Immunoexcitotoxicity and autism symptoms

What is immunoexcitotoxicity and how does it cause autism symptoms?

Immunoexcitotoxicity is the term coined by Dr. Russell Blaylock in his landmark papers1, 2, 3 on a potential central mechanism for autism and other neurodevelopmental and neurodegenerative disorders.

Let’s break it down so that it is easier to understand how
this cascade of events impacts the brain.


Immunoexcitotoxicity

IMMUNO

The majority of the brain is made up of immune cells (glia).  Glia make up 85% of the 1 ½ kg of fat that makes up the brain.  The glia are play a role in every aspect of brain function. Glia “transmit” or “broadcast” brain chemicals (neurotransmitters) throughout the brain playing a role in every aspect of brain function.  Broadcasting brain chemicals requires energy, and the proper balance of other brain chemicals like glutamate.

EXCITO

Glutamate is the most abundant neurotransmitter in the brain.  It is essential for the development and function of the brain.  It strictly regulated by the antioxidant glutathione because in high amounts, it can change the way to brain functions and even cause damage.  Glutamate increases when glia (the immune cells in the brain) encounter chemicals, metals or microbes.  The glia work to control the threat and repair damage to the brain.

TOXCICITY

The brain requires adequate levels of glutathione to manage glutamate.  Glutathione is the master antioxidant in the body and brain.  It helps to protect cells from damage and is needed to “mop” up excess glutamate.  Glutathione is the rate limiting step in development.  Developmental speed depends on glutathione produced by the methylation cycle.  Glutathione helps to detoxify many harmful toxicants including metals and chemicals.  Depletion of glutathione, results in higher levels of glutamate in the brain triggering a cascade of events that cause disruption of typical brain function and damage.

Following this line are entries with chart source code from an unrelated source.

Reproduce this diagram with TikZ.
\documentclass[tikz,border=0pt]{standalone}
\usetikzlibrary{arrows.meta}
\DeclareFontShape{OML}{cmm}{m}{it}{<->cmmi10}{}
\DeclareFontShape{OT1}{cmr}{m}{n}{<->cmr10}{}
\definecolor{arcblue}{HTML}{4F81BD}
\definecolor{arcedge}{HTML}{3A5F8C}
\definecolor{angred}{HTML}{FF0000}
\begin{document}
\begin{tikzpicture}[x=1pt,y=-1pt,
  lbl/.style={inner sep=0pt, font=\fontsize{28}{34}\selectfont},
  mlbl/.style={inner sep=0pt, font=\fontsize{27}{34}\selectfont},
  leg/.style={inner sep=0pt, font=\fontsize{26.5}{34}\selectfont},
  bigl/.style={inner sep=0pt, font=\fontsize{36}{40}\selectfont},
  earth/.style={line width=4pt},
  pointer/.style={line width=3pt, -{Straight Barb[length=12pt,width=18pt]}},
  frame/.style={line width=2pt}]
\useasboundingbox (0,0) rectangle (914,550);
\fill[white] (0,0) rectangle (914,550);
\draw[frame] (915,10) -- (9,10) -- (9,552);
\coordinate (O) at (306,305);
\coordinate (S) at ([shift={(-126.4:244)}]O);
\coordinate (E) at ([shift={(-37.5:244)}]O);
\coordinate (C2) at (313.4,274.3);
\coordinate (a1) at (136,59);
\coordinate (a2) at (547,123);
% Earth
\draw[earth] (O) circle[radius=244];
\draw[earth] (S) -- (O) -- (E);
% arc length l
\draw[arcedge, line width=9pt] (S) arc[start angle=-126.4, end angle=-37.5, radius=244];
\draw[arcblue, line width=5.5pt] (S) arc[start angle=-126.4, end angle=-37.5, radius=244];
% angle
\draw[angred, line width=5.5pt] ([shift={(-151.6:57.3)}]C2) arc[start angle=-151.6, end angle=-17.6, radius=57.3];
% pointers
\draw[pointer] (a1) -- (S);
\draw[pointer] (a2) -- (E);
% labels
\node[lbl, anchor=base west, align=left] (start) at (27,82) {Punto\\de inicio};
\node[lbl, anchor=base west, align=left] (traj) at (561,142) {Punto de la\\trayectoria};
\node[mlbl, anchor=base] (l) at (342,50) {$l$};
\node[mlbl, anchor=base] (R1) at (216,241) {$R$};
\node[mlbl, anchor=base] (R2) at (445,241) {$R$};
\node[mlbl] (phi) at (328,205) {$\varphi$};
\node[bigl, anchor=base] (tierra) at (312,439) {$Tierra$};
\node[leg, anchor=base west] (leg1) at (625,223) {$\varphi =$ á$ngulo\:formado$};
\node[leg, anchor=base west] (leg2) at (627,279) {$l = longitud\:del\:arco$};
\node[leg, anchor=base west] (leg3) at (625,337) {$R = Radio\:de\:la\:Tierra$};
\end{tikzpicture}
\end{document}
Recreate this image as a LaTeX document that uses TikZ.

Immunoexcitotoxicity disrupts typical functioning of the brain.  A study done at Stanford, a supplement that supports glutathione production reduced irritability, aggression and stereotypical behaviours in autism.  N-acetyl-cysteine is a precursor to glutathione and is used to “mop” of glutamate.  In a practice setting, treatments that improve glutathione improve repetitive behaviours, mood and sensory integration resulting in a reduction in scripting, echolalia, head banging and other self-injurious behaviours, and aggression. By regluating glutamate, children with autism experience improved brain function which leads to more awareness, improved language and more appropriate social interaction.

Supplements that increase glutathione status include NAC, methyl B12 injections, curcumin, B6, magnesium, vitamin E, selenium and zinc.

References

  1. Blaylock RL. A possible central mechanism in autism spectrum disorders, part 1. Altern Ther Health. 2008 Nov-Dec;14(6):46-53.
  2. Blaylock, RL. A possible central mechanism in autism spectrum disorders, part 2: immunoexcitotoxicity. Altern Ther Health Med. 2009 Jan-Feb; 15 (1):60-7.

Blaylock, RL. A possible central mechanism in autism spectrum disorders, part 3: the role of excitotoxin food additives and the synergistic effects of other environmental toxinsAltern Ther Health Med. 2009 Mar-Apr;15(2):56-60.